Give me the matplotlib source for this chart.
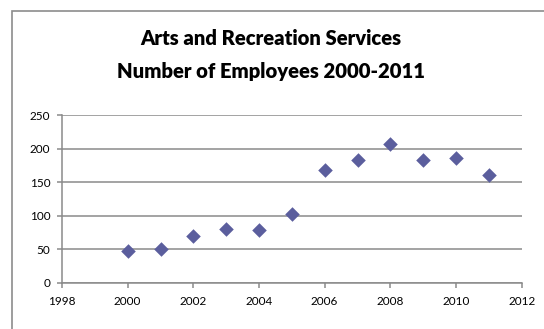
import matplotlib
matplotlib.use("Agg")
import matplotlib.pyplot as plt
from matplotlib.patches import Rectangle

years = [2000, 2001, 2002, 2003, 2004, 2005, 2006, 2007, 2008, 2009, 2010, 2011]
employees = [48, 50, 69, 80, 79, 102, 168, 183, 207, 183, 186, 161]
x_ticks = [1998, 2000, 2002, 2004, 2006, 2008, 2010, 2012]
y_ticks = [0, 50, 100, 150, 200, 250]
title = "Arts and Recreation Services\nNumber of Employees 2000-2011"

W, H = 544, 329
fig = plt.figure(figsize=(W / 100, H / 100), dpi=100)
fig.patch.set_facecolor("white")

# chart border (cut off at right and bottom)
fig.add_artist(Rectangle((12 / W, -0.1), 1.2, (H - 11) / H + 0.1,
                         transform=fig.transFigure, fill=False,
                         edgecolor="#8c8c8c", linewidth=1.2))

left, right, top, bottom = 62, 521.7, 115, 282.7
ax = fig.add_axes([left / W, 1 - bottom / H, (right - left) / W, (bottom - top) / H])
ax.scatter(years, employees, marker="D", s=55, color="#5b5e9d", zorder=3, linewidths=0)
ax.set_xlim(1998, 2012)
ax.set_ylim(0, 250)
ax.set_xticks(x_ticks)
ax.set_yticks(y_ticks)
ax.yaxis.grid(True, color="#8a8a8a", linewidth=1.1)
ax.set_axisbelow(True)
for s in ["top", "right"]:
    ax.spines[s].set_visible(False)
for s in ["left", "bottom"]:
    ax.spines[s].set_color("#8a8a8a")
    ax.spines[s].set_linewidth(1.1)
ax.tick_params(axis="both", direction="out", length=3.5, width=1.1, color="#8a8a8a",
               labelsize=8.5, labelcolor="black")
ax.tick_params(axis="x", pad=6)
ax.tick_params(axis="y", pad=5)
for lab in ax.get_xticklabels() + ax.get_yticklabels():
    lab.set_family("Lato")

fig.text(271 / W, 1 - 55 / H, title, ha="center", va="center", fontsize=14.6,
         fontweight="heavy", family="Lato", linespacing=1.9)

fig.savefig("out.png", dpi=100)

· · ·

WRITTEN PROBLEM: Restate the whole of the material word for word without the pictures.

FULL ANSWER:
Give me the matplotlib source for this chart.
import matplotlib
matplotlib.use("Agg")
import matplotlib.pyplot as plt
from matplotlib.patches import Rectangle

years = [2000, 2001, 2002, 2003, 2004, 2005, 2006, 2007, 2008, 2009, 2010, 2011]
employees = [48, 50, 69, 80, 79, 102, 168, 183, 207, 183, 186, 161]
x_ticks = [1998, 2000, 2002, 2004, 2006, 2008, 2010, 2012]
y_ticks = [0, 50, 100, 150, 200, 250]
title = "Arts and Recreation Services\nNumber of Employees 2000-2011"

W, H = 544, 329
fig = plt.figure(figsize=(W / 100, H / 100), dpi=100)
fig.patch.set_facecolor("white")

# chart border (cut off at right and bottom)
fig.add_artist(Rectangle((12 / W, -0.1), 1.2, (H - 11) / H + 0.1,
                         transform=fig.transFigure, fill=False,
                         edgecolor="#8c8c8c", linewidth=1.2))

left, right, top, bottom = 62, 521.7, 115, 282.7
ax = fig.add_axes([left / W, 1 - bottom / H, (right - left) / W, (bottom - top) / H])
ax.scatter(years, employees, marker="D", s=55, color="#5b5e9d", zorder=3, linewidths=0)
ax.set_xlim(1998, 2012)
ax.set_ylim(0, 250)
ax.set_xticks(x_ticks)
ax.set_yticks(y_ticks)
ax.yaxis.grid(True, color="#8a8a8a", linewidth=1.1)
ax.set_axisbelow(True)
for s in ["top", "right"]:
    ax.spines[s].set_visible(False)
for s in ["left", "bottom"]:
    ax.spines[s].set_color("#8a8a8a")
    ax.spines[s].set_linewidth(1.1)
ax.tick_params(axis="both", direction="out", length=3.5, width=1.1, color="#8a8a8a",
               labelsize=8.5, labelcolor="black")
ax.tick_params(axis="x", pad=6)
ax.tick_params(axis="y", pad=5)
for lab in ax.get_xticklabels() + ax.get_yticklabels():
    lab.set_family("Lato")

fig.text(271 / W, 1 - 55 / H, title, ha="center", va="center", fontsize=14.6,
         fontweight="heavy", family="Lato", linespacing=1.9)

fig.savefig("out.png", dpi=100)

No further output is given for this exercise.